Example of the problem:
CMD ["./start.sh"]
When docker stop sends SIGTERM, the shell running start.sh may not forward the signal to the actual server process it launched. The server keeps running, the timeout expires, and SIGKILL terminates everything abruptly.
Solutions for PID 1 Signal Handling
Use exec form instead of shell form
# Shell form — shell becomes PID 1, server is a child
CMD ./server
# Exec form — server becomes PID 1 directly
CMD ["./server"]
The exec form runs the binary directly as PID 1 without a shell wrapper, so it receives SIGTERM directly.
Use an init process
Docker provides a built-in --init flag that runs tini (a minimal init process) as PID 1:
docker run --init myapp:1.0.0
tini properly forwards SIGTERM to child processes and reaps zombie processes. This is the simplest solution when modifying the application is not an option.
Custom STOPSIGNAL
If the application does not handle SIGTERM but does handle another signal (e.g., SIGINT), specify this in the Dockerfile:
STOPSIGNAL SIGINT
Docker will send SIGINT instead of SIGTERM when docker stop is called.
Adjusting the Timeout
For applications that need more time to shut down gracefully:
docker stop --time 60 my-database
60 seconds gives the database time to flush all pending writes to disk. Without a sufficient timeout, SIGKILL interrupts a flush mid-operation, potentially corrupting data.

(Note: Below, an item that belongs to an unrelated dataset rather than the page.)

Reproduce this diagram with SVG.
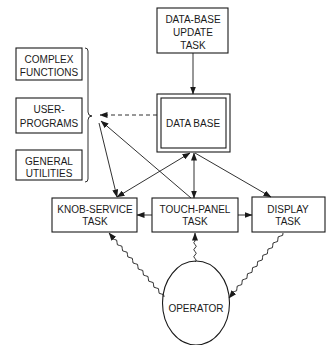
<svg xmlns="http://www.w3.org/2000/svg" width="328" height="345" viewBox="0 0 328 345">
<defs>
<marker id="ah" viewBox="0 0 8 6" refX="7.5" refY="3" markerWidth="8" markerHeight="6" markerUnits="userSpaceOnUse" orient="auto-start-reverse">
<path d="M0,0 L8,3 L0,6 z" fill="#1a1a1a"/>
</marker>
</defs>
<style>
.box{fill:none;stroke:#1a1a1a;stroke-width:1.1}
.t{font-family:"Liberation Sans",Arial,sans-serif;font-size:10px;fill:#1a1a1a;text-anchor:middle}
.c{fill:none;stroke:#1a1a1a;stroke-width:0.9}
.e{marker-end:url(#ah)}
.b{marker-start:url(#ah);marker-end:url(#ah)}
</style>
<rect width="328" height="345" fill="#fff"/>
<g id="update">
<rect class="box" x="157" y="8" width="71" height="45"/>
<text class="t" x="193" y="23">DATA-BASE</text>
<text class="t" x="193" y="36">UPDATE</text>
<text class="t" x="193" y="49">TASK</text>
</g>
<g id="complex">
<rect class="box" x="16" y="48" width="66" height="32"/>
<text class="t" x="49" y="63">COMPLEX</text>
<text class="t" x="49" y="76">FUNCTIONS</text>
</g>
<g id="user">
<rect class="box" x="16" y="98" width="66" height="35"/>
<text class="t" x="49" y="113">USER-</text>
<text class="t" x="49" y="127">PROGRAMS</text>
</g>
<g id="general">
<rect class="box" x="16" y="150" width="66" height="30"/>
<text class="t" x="49" y="165">GENERAL</text>
<text class="t" x="49" y="177">UTILITIES</text>
</g>
<g id="bracket">
<path class="c" d="M85 48 q3 0 3 3 L88 112 q0 4 4 4 q-4 0 -4 4 L88 179 q0 3 -3 3"/>
</g>
<g id="database">
<rect class="box" x="157" y="94" width="73" height="58"/>
<rect class="box" x="161" y="98" width="65" height="50"/>
<text class="t" x="193" y="127">DATA BASE</text>
</g>
<g id="knob">
<rect class="box" x="52" y="198" width="85" height="34"/>
<text class="t" x="95" y="213">KNOB-SERVICE</text>
<text class="t" x="95" y="225">TASK</text>
</g>
<g id="touch">
<rect class="box" x="152" y="198" width="86" height="34"/>
<text class="t" x="195" y="213">TOUCH-PANEL</text>
<text class="t" x="195" y="225">TASK</text>
</g>
<g id="display">
<rect class="box" x="252" y="197" width="73" height="35"/>
<text class="t" x="288" y="213">DISPLAY</text>
<text class="t" x="288" y="225">TASK</text>
</g>
<g id="operator">
<ellipse class="box" cx="196" cy="303" rx="33.5" ry="42"/>
<text class="t" x="196" y="312">OPERATOR</text>
</g>
<g id="connectors">
<path class="c e" d="M193 53 L193 94"/>
<path class="c e" d="M157 115 L100 115" stroke-dasharray="4 3"/>
<path class="c e" d="M99 123 L117 197"/>
<path class="c e" d="M191 198 L101 121"/>
<path class="c b" d="M190 153 L117 197"/>
<path class="c b" d="M194 153 L194 198"/>
<path class="c e" d="M195 153 L271 197"/>
<path class="c e" d="M152 215 L137 215"/>
<path class="c e" d="M238 215 L252 215"/>
<path class="c e" d="M164 297 q0.59 -3.15 -2.61 -3.03 t-2.61 -3.03 t-2.61 -3.03 t-2.61 -3.03 t-2.61 -3.03 t-2.61 -3.03 t-2.61 -3.03 t-2.61 -3.03 t-2.61 -3.03 t-2.61 -3.03 t-2.61 -3.03 t-2.61 -3.03 t-2.61 -3.03 t-2.61 -3.03 t-2.61 -3.03 t-2.61 -3.03 t-2.61 -3.03 t-2.61 -3.03 t-2.61 -3.03 t-2.61 -3.03 L109 233"/>
<path class="c e" d="M195 262 q2.5 -1.75 0 -3.5 t0 -3.5 t0 -3.5 t0 -3.5 t0 -3.5 t0 -3.5 L195 233"/>
<path class="c e" d="M283 233 q0.65 3.14 -2.56 3.08 t-2.56 3.08 t-2.56 3.08 t-2.56 3.08 t-2.56 3.08 t-2.56 3.08 t-2.56 3.08 t-2.56 3.08 t-2.56 3.08 t-2.56 3.08 t-2.56 3.08 t-2.56 3.08 t-2.56 3.08 t-2.56 3.08 t-2.56 3.08 t-2.56 3.08 t-2.56 3.08 t-2.56 3.08 t-2.56 3.08 t-2.56 3.08 L229 298"/>
</g>
</svg>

For orchestrators using Docker Compose, the timeout is set per-service:
services:
database:
image: postgres:15
stop_grace_period: 60s
Verifying Graceful Shutdown Occurred
After stopping, the exit code reveals how the process ended:
docker inspect --format '{{.State.ExitCode}}' my-container
0— The process handled SIGTERM and exited cleanly with code 0.143— The process received SIGTERM and exited with code 143 (128 + SIGTERM's number 15). This is also a graceful shutdown.137— The process was killed with SIGKILL (128 + 9). Graceful shutdown did not complete before the timeout.
An exit code of 137 after docker stop indicates that the application either ignored SIGTERM or needed more time than the configured timeout.
Graceful Shutdown in Orchestrated Environments
In Docker Swarm and Kubernetes, graceful shutdown interacts with load balancer lifecycle hooks. The sequence for a zero-downtime deployment is:
- Stop routing new requests to the container (the orchestrator removes it from the load balancer).
- Send SIGTERM to let in-flight requests complete.
- Wait for the grace period.
- Remove the container.
The stop_grace_period in Docker Compose or terminationGracePeriodSeconds in Kubernetes controls how long step 3 is allowed to take. Setting it too low causes requests to be dropped; setting it too high slows deployments.